NEWTON: “One issue presented to me by potential constituents is getting drivers to slow down in some of the District 1 neighborhoods that are active with pedestrians, animals and children playing. Another concern is ensuring our schools have adequate funding to pay teachers’ salaries that are more competitive with those in neighboring counties. Addressing these issues will involve communication with law enforcement, the board of education, fellow commissioners and others as well as taking a closer look at where funds are being allocated in the county budget.”
BOWMAN: “District 6 is experiencing a lot of growth and changes in all areas. If elected, I will have monthly Friday morning roundtables to listen, share ideas, and talk through new and existing issues. I believe in partnering with you to expand collaborative communication through roundtables, monthly newsletters, a Facebook page, and a willingness to talk anytime. Communicating as a community, together, to find the best solutions to land developments, roads, schools, and emergency services is the tipping point that ripple into real innovation and positive change—beyond our district into all of Wilson County.

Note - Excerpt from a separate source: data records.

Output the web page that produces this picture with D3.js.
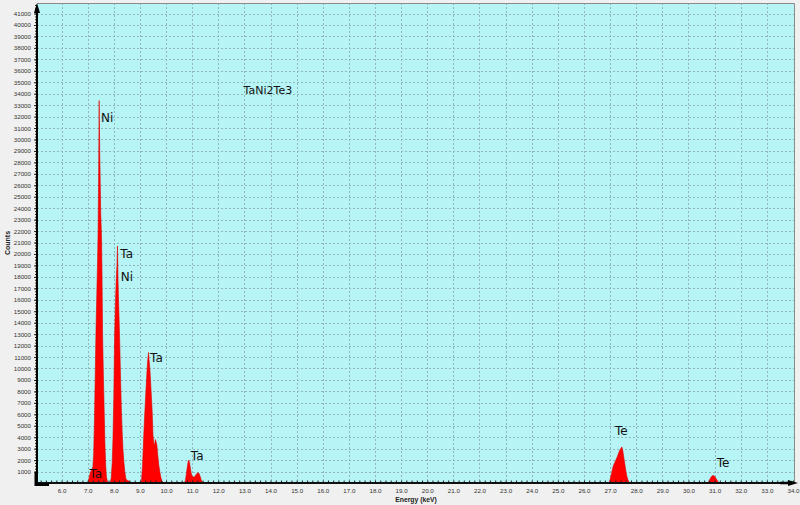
<!DOCTYPE html>
<html><head><meta charset="utf-8">
<script src="https://cdn.jsdelivr.net/npm/d3@7/dist/d3.min.js"></script>
<style>body{margin:0;background:#f0f0f0;} svg{display:block;}</style>
</head><body>
<svg id="chart" width="800" height="505"></svg>
<script>
// ---- data (keV, counts) ----
const peakNiKa = [[7.00,0],[7.04,300],[7.08,700],[7.12,1000],[7.16,1200],[7.20,1400],[7.23,2600],[7.26,5500],[7.29,9500],[7.32,13500],[7.35,16500],[7.38,19500],[7.40,22000],[7.42,27000],[7.44,33400],[7.46,29000],[7.48,26500],[7.50,23500],[7.53,21500],[7.55,18000],[7.57,13000],[7.60,9500],[7.63,6500],[7.66,3500],[7.69,1500],[7.72,500],[7.76,100],[7.80,0]];
const peakTaLa = [[7.86,0],[7.90,400],[7.94,1800],[7.97,4000],[8.00,7500],[8.03,12500],[8.06,15500],[8.09,17500],[8.12,19000],[8.14,20700],[8.16,18000],[8.18,16000],[8.20,14500],[8.23,12000],[8.26,9000],[8.29,6500],[8.32,4500],[8.35,3000],[8.38,2000],[8.42,1000],[8.46,400],[8.50,250],[8.55,200],[8.60,150],[8.65,50],[8.70,0]];
const peakTaLb = [[9.02,0],[9.06,200],[9.10,1500],[9.14,3800],[9.18,5800],[9.22,7600],[9.26,9300],[9.29,10500],[9.31,11000],[9.33,11400],[9.35,10800],[9.38,10000],[9.41,8800],[9.44,7500],[9.47,6200],[9.50,4200],[9.53,3500],[9.56,3300],[9.59,3800],[9.62,3600],[9.65,3300],[9.68,2500],[9.72,1600],[9.76,1000],[9.80,500],[9.84,200],[9.88,80],[9.92,0]];
const peakTaLg = [[10.70,0],[10.74,200],[10.78,800],[10.82,1500],[10.85,1900],[10.87,2000],[10.90,1800],[10.93,1300],[10.96,900],[10.99,650],[11.03,550],[11.07,500],[11.11,600],[11.15,750],[11.19,850],[11.23,900],[11.27,800],[11.31,550],[11.35,250],[11.40,50],[11.44,0]];
const peakTeKa = [[26.94,0],[26.98,150],[27.02,500],[27.06,900],[27.10,1300],[27.14,1600],[27.18,1800],[27.22,2000],[27.26,2200],[27.30,2450],[27.34,2700],[27.38,2900],[27.42,3050],[27.45,3150],[27.48,2900],[27.52,2300],[27.56,1700],[27.60,1100],[27.64,600],[27.68,300],[27.72,100],[27.76,0]];
const peakTeKb = [[30.72,0],[30.76,80],[30.80,250],[30.84,420],[30.88,560],[30.92,640],[30.96,650],[31.00,580],[31.04,450],[31.08,300],[31.12,160],[31.16,60],[31.20,0]];
const peakSmall = [[31.58,0],[31.63,60],[31.66,90],[31.70,50],[31.76,0]];
const spectrum = [[5.06,0], ...peakNiKa, ...peakTaLa, ...peakTaLb, ...peakTaLg, ...peakTeKa, ...peakTeKb, ...peakSmall, [34.04,0]];

const xTicks = d3.range(6, 35, 1);          // 6.0 ... 34.0
const yTicks = d3.range(1000, 41001, 1000); // 1000 ... 41000
const peakLabels = [
  {text:"Ni", e:7.51, c:31530},
  {text:"Ta", e:8.25, c:19650},
  {text:"Ni", e:8.27, c:17640},
  {text:"Ta", e:9.39, c:10570},
  {text:"Ta", e:10.95, c:2010},
  {text:"Ta", e:7.07, c:440},
  {text:"Te", e:27.19, c:4190},
  {text:"Te", e:31.08, c:1400}
];
const sampleLabel = {text:"TaNi2Te3", e:12.97, c:33970};
const xTitle = "Energy (keV)";
const yTitle = "Counts";

// ---- layout ----
const L = 37, R = 794, T = 3, B = 483;
const svg = d3.select("#chart");
const x = d3.scaleLinear().domain([5.06, 34.04]).range([L, R]);
const y = d3.scaleLinear().domain([0, 41920]).range([B, T]);

svg.append("rect").attr("width",800).attr("height",505).attr("fill","#f0f0f0");
svg.append("rect").attr("x",L).attr("y",T).attr("width",R-L).attr("height",B-T).attr("fill","#b6f4f6");

// grid
const grid = svg.append("g").attr("stroke","#8fb6ba").attr("stroke-width",1).attr("stroke-dasharray","2,2");
grid.selectAll("line.v").data(xTicks.filter(d=>d<34)).join("line")
  .attr("x1",d=>Math.round(x(d))+0.5).attr("x2",d=>Math.round(x(d))+0.5).attr("y1",T).attr("y2",B);
grid.selectAll("line.h").data(yTicks).join("line")
  .attr("y1",d=>Math.round(y(d))+0.5).attr("y2",d=>Math.round(y(d))+0.5).attr("x1",L).attr("x2",R);

// border top/right
svg.append("path").attr("d",`M${L},${T+0.5}H${R+0.5}V${B}`).attr("fill","none").attr("stroke","#8a8a8a").attr("stroke-width",1);

// spectrum
const area = d3.area().x(d=>x(d[0])).y0(y(0)).y1(d=>y(d[1]));
svg.append("path").datum(spectrum).attr("d",area).attr("fill","#ff0000").attr("stroke","#e00000").attr("stroke-width",0.6);

// axes
const xAxis = svg.append("g").attr("transform",`translate(0,${B})`)
  .call(d3.axisBottom(x).tickValues(xTicks).tickFormat(d3.format(".1f")).tickSize(0).tickPadding(6));
const xMinor = svg.append("g").attr("transform",`translate(0,${B})`)
  .call(d3.axisBottom(x).tickValues(d3.range(5.2, 34.01, 0.2)).tickFormat("").tickSize(-2.5));
const yAxis = svg.append("g").attr("transform",`translate(${L},0)`)
  .call(d3.axisLeft(y).tickValues(yTicks).tickFormat(d3.format("d")).tickSize(3).tickPadding(3));
const yMinor = svg.append("g").attr("transform",`translate(${L},0)`)
  .call(d3.axisLeft(y).tickValues(d3.range(250, 41900, 250)).tickFormat("").tickSize(2));
[xAxis, xMinor, yAxis, yMinor].forEach(g=>{
  g.select(".domain").remove();
  g.selectAll("line").attr("stroke","#222");
  g.selectAll("text").attr("font-family","Liberation Sans, Arial, sans-serif").attr("font-size","6.2px").attr("fill","#333");
});

// axis lines with arrows
svg.append("line").attr("x1",L).attr("x2",L).attr("y1",B+1).attr("y2",T+6).attr("stroke","#000").attr("stroke-width",2);
svg.append("line").attr("x1",L-1).attr("x2",R-2).attr("y1",B).attr("y2",B).attr("stroke","#111").attr("stroke-width",2);
svg.append("path").attr("d",`M${L},${T} L${L-3},${T+10} L${L+3},${T+10} Z`).attr("fill","#000");
svg.append("path").attr("d",`M${R+4},${B} L${R-6},${B-3} L${R-6},${B+3} Z`).attr("fill","#000");
svg.append("line").attr("x1",R-14).attr("x2",R-4).attr("y1",B).attr("y2",B).attr("stroke","#000").attr("stroke-width",2.5);
// origin mark
svg.append("path").attr("d",`M${L-1},${B-11} V${B+1.5} H${L+12}`).attr("fill","none").attr("stroke","#000").attr("stroke-width",3);

// titles
svg.append("text").attr("x",416).attr("y",502).attr("text-anchor","middle")
  .attr("font-family","Liberation Sans, Arial, sans-serif").attr("font-weight","bold").attr("font-size","6.8px").attr("fill","#222").text(xTitle);
svg.append("text").attr("transform","translate(10,243) rotate(-90)").attr("text-anchor","middle")
  .attr("font-family","Liberation Sans, Arial, sans-serif").attr("font-weight","bold").attr("font-size","7px").attr("fill","#222").text(yTitle);

// labels
svg.selectAll("text.pk").data(peakLabels).join("text").attr("class","pk")
  .attr("x",d=>x(d.e)).attr("y",d=>y(d.c))
  .attr("font-family","DejaVu Sans, sans-serif").attr("font-size","12px").attr("fill","#111").text(d=>d.text);
svg.append("text").attr("x",x(sampleLabel.e)).attr("y",y(sampleLabel.c))
  .attr("font-family","DejaVu Sans, sans-serif").attr("font-size","11px").attr("fill","#111").text(sampleLabel.text);
</script>
</body></html>
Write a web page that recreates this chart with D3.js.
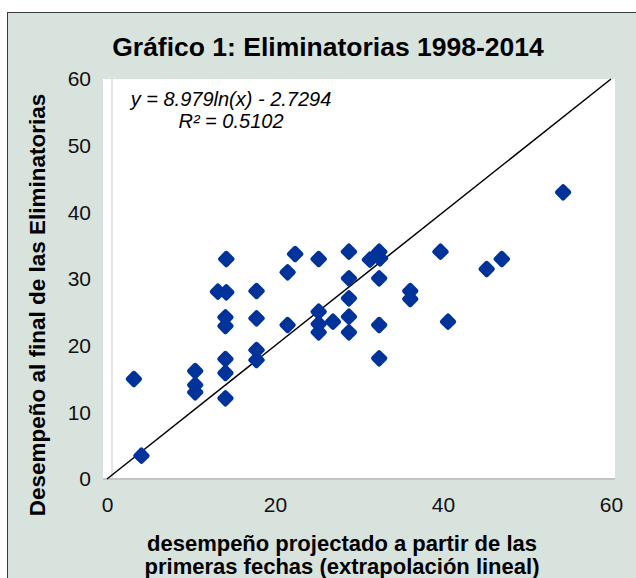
<!DOCTYPE html>
<html>
<head>
<meta charset="utf-8">
<script src="https://cdn.jsdelivr.net/npm/d3@7"></script>
<style>
  html, body { margin: 0; padding: 0; background: #d9e3de; }
  svg { display: block; font-family: "Liberation Sans", Arial, sans-serif; }
</style>
</head>
<body>
<svg id="chart" width="636" height="578"></svg>
<script>
// ---- data ----
const xValues = [3.2, 4.1, 10.5, 10.5, 10.5, 13.2, 14.2, 14.2, 14.1, 14.1, 14.1, 14.1, 14.1,
  17.8, 17.8, 17.8, 17.8, 21.5, 21.5, 22.4, 25.2, 25.2, 25.2, 25.2, 26.9,
  28.8, 28.8, 28.8, 28.8, 28.8, 31.3, 32.4, 32.5, 32.4, 32.4, 32.4,
  36.1, 36.1, 39.7, 40.6, 45.2, 47.0, 54.3];
const yValues = [15.0, 3.5, 16.2, 14.1, 13.0, 28.1, 28.0, 33.0, 24.25, 22.95, 18.0, 15.9, 12.1,
  28.2, 24.1, 19.35, 17.85, 31.0, 23.1, 33.75, 33.0, 25.1, 23.25, 22.0, 23.6,
  34.1, 30.1, 27.1, 24.35, 22.0, 32.9, 34.1, 33.1, 30.1, 23.1, 18.1,
  28.2, 27.0, 34.1, 23.6, 31.5, 33.0, 43.0];
const xTicks = [0, 20, 40, 60];
const yTicks = [0, 10, 20, 30, 40, 50, 60];
const refLine = [[0, 0], [60, 60]];
const titleText = "Gráfico 1: Eliminatorias 1998-2014";
const yTitle = "Desempeño al final de las Eliminatorias";
const xTitleLines = ["desempeño projectado a partir de las", "primeras fechas (extrapolación lineal)"];
const equationLines = ["y = 8.979ln(x) - 2.7294", "R² = 0.5102"];

// ---- drawing ----
const svg = d3.select("#chart");
const W = 636, H = 578;

// outer frame
svg.append("rect").attr("x", 0).attr("y", 0).attr("width", W).attr("height", H).attr("fill", "#ffffff");
svg.append("rect").attr("x", 7.5).attr("y", 12.5).attr("width", 700).attr("height", 700)
  .attr("fill", "#d9e3de").attr("stroke", "#3a3a3a").attr("stroke-width", 1);

const x = d3.scaleLinear().domain([0, 60]).range([107, 611]);
const y = d3.scaleLinear().domain([0, 60]).range([479, 79]);

// plot area
svg.append("rect").attr("x", 103).attr("y", 79).attr("width", 512).attr("height", 400).attr("fill", "#ffffff");
svg.append("line").attr("x1", 112).attr("x2", 112).attr("y1", 79).attr("y2", 479)
  .attr("stroke", "#c8c8c8").attr("stroke-width", 1);
svg.append("line").attr("x1", 103).attr("x2", 615).attr("y1", 479).attr("y2", 479)
  .attr("stroke", "#c4c4c4").attr("stroke-width", 2);

// title
svg.append("text").attr("x", 328).attr("y", 56).attr("text-anchor", "middle")
  .attr("font-size", 26.5).attr("font-weight", "bold").attr("fill", "#000").text(titleText);

// axes
const xAxis = svg.append("g").attr("transform", "translate(0,479)")
  .call(d3.axisBottom(x).tickValues(xTicks).tickSize(0).tickPadding(18).tickFormat(d3.format("d")));
const yAxis = svg.append("g").attr("transform", "translate(107,0)")
  .call(d3.axisLeft(y).tickValues(yTicks).tickSize(0).tickPadding(16).tickFormat(d3.format("d")));
[xAxis, yAxis].forEach(g => {
  g.select(".domain").remove();
  g.selectAll("text").attr("font-size", 21).attr("fill", "#111")
    .attr("font-family", "'Liberation Sans', Arial, sans-serif");
});

// axis titles
svg.append("text").attr("transform", "translate(45,305) rotate(-90)").attr("text-anchor", "middle")
  .attr("font-size", 22.5).attr("font-weight", "bold").attr("fill", "#000").text(yTitle);
svg.selectAll("text.xt").data(xTitleLines).enter().append("text").attr("class", "xt")
  .attr("x", 342).attr("y", (d, i) => 551 + i * 23).attr("text-anchor", "middle")
  .attr("font-size", 22).attr("font-weight", "bold").attr("fill", "#000").text(d => d);

// reference line
svg.append("line")
  .attr("x1", x(refLine[0][0])).attr("y1", y(refLine[0][1]))
  .attr("x2", x(refLine[1][0])).attr("y2", y(refLine[1][1]))
  .attr("stroke", "#000").attr("stroke-width", 1.5);

// points
const pts = xValues.map((v, i) => ({ x: v, y: yValues[i] }));
svg.append("g").selectAll("rect").data(pts).enter().append("rect")
  .attr("x", -6.5).attr("y", -6.5).attr("width", 13).attr("height", 13).attr("rx", 2.5)
  .attr("fill", "#003399")
  .attr("transform", d => `translate(${x(d.x)},${y(d.y)}) rotate(45)`);

// equation label
svg.selectAll("text.eq").data(equationLines).enter().append("text").attr("class", "eq")
  .attr("x", 231).attr("y", (d, i) => 106 + i * 22).attr("text-anchor", "middle")
  .attr("font-size", 20).attr("font-style", "italic").attr("fill", "#000").text(d => d);
</script>
</body>
</html>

GRAVES: “Extensive growth, traffic, and infrastructure are three of the biggest concerns that have been presented to me. Most everyone understands that growth is inevitable, but if the infrastructure is not adequate to handle the issues that arise with fast growth, then this growth proposes challenges for the residents. No one person has all the answers, so working collaboratively with the other commissioners who each possess different strengths and knowledge is key. One current example is the proposed rock quarry in Trousdale County. While this is a different county, knowing the affects it may have on the 6th District is imperative.”
BREEZE: “I have been asked to keep taxes low as the county population grows and focus on expanding infrastructure and address county department needs, to ensure citizens receive the high level of services that they deserve. I will use my knowledge to find creative solutions to prevent unnecessary tax increases. This year’s budget added 24 new needed positions, funded raises for county employees, and issued bonds to rebuild WWMS and purchase land for new schools, all without a tax increase. Going forward, I will continue to use my extensive financial skills to utilize tax dollars fully and keep taxes low.”
NICHOLSON: “Being on the campaign trail these past several months has provided me with the best way to listen to the people. This about what they want and how I can satisfy that request. They want to see planned and smart growth that benefits our county. It’s no secret that Wilson County is growing extensively with people choosing to live here. They want communities that accommodate smart growth.”